Agile is a set of principles designed by people who wrote software for a living. It even has a manifesto, because you cannot get anything taken seriously in the computer works if it doesn't come with some piece of overwrought labeling designed to make people forget that they aren't, actually, in a struggle for the soul of the world. The manifesto, however, does do a nice job of encapsulating the ideas that dive the agile methodologies:
Individuals and interactions over processes and tools
Working software over comprehensive documentation
Customer collaboration over contract negotiation
Responding to change over following a plan
That is, while there is value in the items on
the right, we value the items on the left more.
These are not bad ideas, by any stretch of the imagination, but the devil, as always, is in the details. In practice, these principles have led to distinct flavors of agile methodologies. The first are focused on the practice of writing good code. They focus on the steps developers should take to ensure they produce the best possible code they can. The other branch is focused on the process of running a project. It speaks to how people should organize project teams in order to deliver code. Scrum is focused entirely on project management, assuming that the practice of software engineering will be implemented within the guidance of a Scrum project.
That, of course, is the first problem with Scrum. Since it is a project management methodology, it is primarily sold to and focused on the people most involved in project management: project managers and other management layers. By leaving as an exercise for the reader the best practices of software engineering, Scrum acolytes generally end up giving short shrift to the importance of software engineering practices. If you create a methodology, then people following that methodology -- especially if they are not developers -- will discount those things that the methodology does not emphasize. In the case of Scrum, then, we are left with a process built around an assumption that is not often true: that the team will employ agile engineering practices. No project methodology can save a project from poorly written code. Scrum is no exception to that rule. Bad code will ruin a project, and Scrum does little to prevent bad code. That however, is only one of the problems with Scrum.
As you can see from the principles laid out above, agile methodologies are not designed around documentation or detailed project justification. They are meant to be free-flowing, reacting to the current situation rather than adhering to the grand plan. This tendency, of course, does not align with the normal operating procedure of many, many kinds of people who can be involved in software projects. This is not a concern when the agile methodology is focused on the practice of building software. In those situations, the effect agile methodology has on how other aspects of the business do their business can be managed and minimized. This is not true about project management methodologies.
Project management methodologies, such as Scrum, are focused on how the project is run.
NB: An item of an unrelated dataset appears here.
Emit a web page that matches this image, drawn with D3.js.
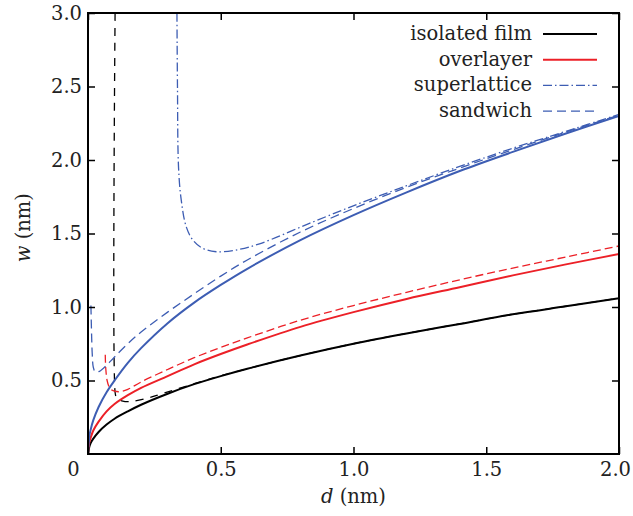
<!DOCTYPE html>
<html>
<head>
<meta charset="utf-8">
<script src="https://cdn.jsdelivr.net/npm/d3@7"></script>
<style>
  body { margin: 0; background: #fff; }
</style>
</head>
<body>
<div id="chart"></div>
<script>
// values (d in nm, w in nm)
var dSolid = [0, 0.005, 0.01, 0.02, 0.04, 0.07, 0.1, 0.15, 0.2, 0.3, 0.4, 0.5, 0.6, 0.8, 1.0, 1.2, 1.4, 1.6, 1.8, 2.0];
var wIsolated = [0, 0.05, 0.075, 0.105, 0.15, 0.2, 0.24, 0.29, 0.335, 0.41, 0.475, 0.53, 0.58, 0.67, 0.75, 0.82, 0.885, 0.95, 1.005, 1.06];
var wOverlayer = [0, 0.08, 0.11, 0.16, 0.22, 0.29, 0.34, 0.4, 0.45, 0.53, 0.61, 0.68, 0.745, 0.865, 0.965, 1.055, 1.135, 1.215, 1.29, 1.36];
var wBlueSolid = [0, 0.12, 0.165, 0.23, 0.32, 0.42, 0.5, 0.62, 0.72, 0.89, 1.03, 1.15, 1.26, 1.455, 1.625, 1.78, 1.925, 2.055, 2.18, 2.3];

var dSuper = [0.335, 0.337, 0.341, 0.351, 0.37, 0.395, 0.432, 0.483, 0.55, 0.646, 0.834, 1.023, 1.2, 1.362, 1.6, 1.8, 2.0];
var wSuper = [3.0, 2.5, 1.95, 1.73, 1.546, 1.456, 1.399, 1.376, 1.385, 1.43, 1.569, 1.705, 1.825, 1.932, 2.08, 2.195, 2.31];

var dSandwich = [0.011, 0.013, 0.016, 0.02, 0.027, 0.04, 0.065, 0.1, 0.15, 0.2, 0.3, 0.4, 0.5, 0.6, 0.8, 1.0, 1.2, 1.4, 1.6, 1.8, 2.0];
var wSandwich = [1.01, 0.85, 0.68, 0.59, 0.56, 0.56, 0.595, 0.66, 0.75, 0.83, 0.965, 1.09, 1.21, 1.32, 1.51, 1.67, 1.815, 1.945, 2.07, 2.19, 2.305];

var dRedDash = [0.065, 0.067, 0.072, 0.08, 0.09, 0.1, 0.12, 0.15, 0.2, 0.3, 0.4, 0.5, 0.6, 0.8, 1.0, 1.2, 1.4, 1.6, 1.8, 2.0];
var wRedDash = [0.675, 0.58, 0.5, 0.455, 0.435, 0.427, 0.424, 0.44, 0.49, 0.575, 0.655, 0.725, 0.79, 0.91, 1.01, 1.1, 1.185, 1.265, 1.34, 1.415];

var dBlackDash = [0.102, 0.102, 0.106, 0.115, 0.127, 0.159, 0.222, 0.284, 0.4, 0.5, 0.6, 0.8, 1.0, 1.2, 1.4, 1.6, 1.8, 2.0];
var wBlackDash = [3.0, 0.42, 0.39, 0.372, 0.362, 0.356, 0.379, 0.413, 0.478, 0.532, 0.58, 0.67, 0.75, 0.82, 0.885, 0.95, 1.005, 1.06];

var xTicks = [0, 0.5, 1.0, 1.5, 2.0];
var yTicks = [0.5, 1.0, 1.5, 2.0, 2.5, 3.0];
var legendNames = ["isolated film", "overlayer", "superlattice", "sandwich"];

var width = 633, height = 516;
var margin = {top: 13, right: 14, bottom: 62, left: 88};
var blue = "#3d5db3", red = "#ec2027";
var serif = "DejaVu Serif";
var fontSize = 19.5;

var svg = d3.select("#chart").append("svg")
    .attr("width", width)
    .attr("height", height);

var x = d3.scaleLinear().domain([0, 2]).range([margin.left, width - margin.right]);
var y = d3.scaleLinear().domain([0, 3]).range([height - margin.bottom, margin.top]);

svg.append("clipPath").attr("id", "plot")
    .append("rect")
    .attr("x", x(0)).attr("y", y(3))
    .attr("width", x(2) - x(0)).attr("height", y(0) - y(3));

var line = d3.line()
    .x(function(p) { return x(p[0]); })
    .y(function(p) { return y(p[1]); })
    .curve(d3.curveCatmullRom.alpha(0.5));

var series = [
    {d: dBlackDash, w: wBlackDash, color: "#000", width: 1.3, dash: "8,7"},
    {d: dRedDash, w: wRedDash, color: red, width: 1.3, dash: "8,4"},
    {d: dSandwich, w: wSandwich, color: blue, width: 1.3, dash: "9,5"},
    {d: dSuper, w: wSuper, color: blue, width: 1.3, dash: "9,3,1.5,3"},
    {d: dSolid, w: wIsolated, color: "#000", width: 2, dash: null},
    {d: dSolid, w: wOverlayer, color: red, width: 2, dash: null},
    {d: dSolid, w: wBlueSolid, color: blue, width: 2, dash: null}
];

var curves = svg.append("g").attr("clip-path", "url(#plot)");
series.forEach(function(s) {
    curves.append("path")
        .datum(s.d.map(function(d, i) { return [d, s.w[i]]; }))
        .attr("fill", "none")
        .attr("stroke", s.color)
        .attr("stroke-width", s.width)
        .attr("stroke-dasharray", s.dash)
        .attr("d", line);
});

// axes, ticks pointing inward on all four sides
var fmt = d3.format(".1f");
var xAxis = svg.append("g")
    .attr("transform", "translate(0," + y(0) + ")")
    .call(d3.axisBottom(x).tickValues(xTicks).tickSizeInner(-7).tickSizeOuter(0).tickPadding(8)
        .tickFormat(function(d) { return d === 0 ? "0" : fmt(d); }));
// origin label sits left of the corner, last label kept inside the page
xAxis.selectAll(".tick text").filter(function(d) { return d === 0; }).attr("x", -15);
xAxis.selectAll(".tick text").filter(function(d) { return d === 2; }).attr("x", -4);

svg.append("g")
    .attr("transform", "translate(" + x(0) + ",0)")
    .call(d3.axisLeft(y).tickValues(yTicks).tickSizeInner(-7).tickSizeOuter(0).tickPadding(6).tickFormat(fmt));

svg.append("g")
    .attr("transform", "translate(0," + y(3) + ")")
    .call(d3.axisTop(x).tickValues(xTicks).tickSizeInner(-7).tickSizeOuter(0).tickFormat(""));

svg.append("g")
    .attr("transform", "translate(" + x(2) + ",0)")
    .call(d3.axisRight(y).tickValues(yTicks).tickSizeInner(-7).tickSizeOuter(0).tickFormat(""));

svg.selectAll(".domain").remove();
svg.selectAll(".tick line").attr("stroke", "#000").attr("stroke-width", 1.5);
svg.selectAll(".tick text").attr("font-size", fontSize).attr("font-family", serif).attr("fill", "#222");

svg.append("rect")
    .attr("x", x(0)).attr("y", y(3))
    .attr("width", x(2) - x(0)).attr("height", y(0) - y(3))
    .attr("fill", "none").attr("stroke", "#000").attr("stroke-width", 2);

// axis titles
var xt = svg.append("text").attr("x", x(1)).attr("y", 503)
    .attr("text-anchor", "middle").attr("font-size", fontSize).attr("font-family", serif).attr("fill", "#222");
xt.append("tspan").attr("font-style", "italic").text("d");
xt.append("tspan").text(" (nm)");

var yt = svg.append("text").attr("transform", "translate(30," + y(1.54) + ") rotate(-90)")
    .attr("text-anchor", "middle").attr("font-size", fontSize).attr("font-family", serif).attr("fill", "#222");
yt.append("tspan").attr("font-style", "italic").text("w");
yt.append("tspan").text(" (nm)");

// legend
var legendStyles = [series[4], series[5], series[3], series[2]];
var legend = svg.append("g");
legendNames.forEach(function(name, i) {
    var ly = 34 + i * 25.7;
    legend.append("text")
        .attr("x", 532).attr("y", ly + 6)
        .attr("text-anchor", "end")
        .attr("font-size", fontSize)
        .attr("font-family", serif)
        .attr("fill", "#222")
        .text(name);
    legend.append("line")
        .attr("x1", 543).attr("x2", 597)
        .attr("y1", ly).attr("y2", ly)
        .attr("stroke", legendStyles[i].color)
        .attr("stroke-width", legendStyles[i].width)
        .attr("stroke-dasharray", legendStyles[i].dash);
});
</script>
</body>
</html>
That means that finance people who want detailed ROI calculations and business analysts who want to dictate detailed requirements for every aspect of the entire project and user experience designers who want to create a unified, holistic interface must all bend to the demands of the project methodology. In practice,of course, very few companies put the needs of the development organization at the center of the way it does things. In practice, then, these conflicting ways of working mean compromise, and compromise means that one or more of the agile principles is ignored. And that means that much of the power, and thus effectiveness, of the agile principles are lost, increasing the chances of project failure. By focusing on the project, rather than the process, Scrum opens itself up to damaging changes by the rest of the business.
The acceptance of Scrum in the business world is, ironically, the final nail in its coffin. It is a common joke among developers that Scrum has risen above all the other agile methodologies because it was the first to come up with a certification process. Once you could get a certificate, then you had an easy story to tell upper management when it came time to justify your project methodology choice. But certification has proven to be a double-edged sword, as with almost every other kind of technical certification. For some, it is a validation of their experience, training and aptitude. For many, many others, however, it is a chap piece of paper handed out after a class that no one fails. There is now, then, a mass of people who apply Scrum not out of an understanding of the value of the agile principles but rather because a book or an instructor told them to do X and then Y and then Z. Instead of professionals applying principles, you have robots applying recipes. A recipe may work well enough in some circumstances, but it is rigid and inflexible, making mistakes out of a lack of understanding when the rules should be broken. Straight jackets are not conductive to creativity or flexibility.
Scrum is born from good ideas and good intentions. But it focuses on the wrong aspects of building software and its own success contains within it the reasons it cannot be successful.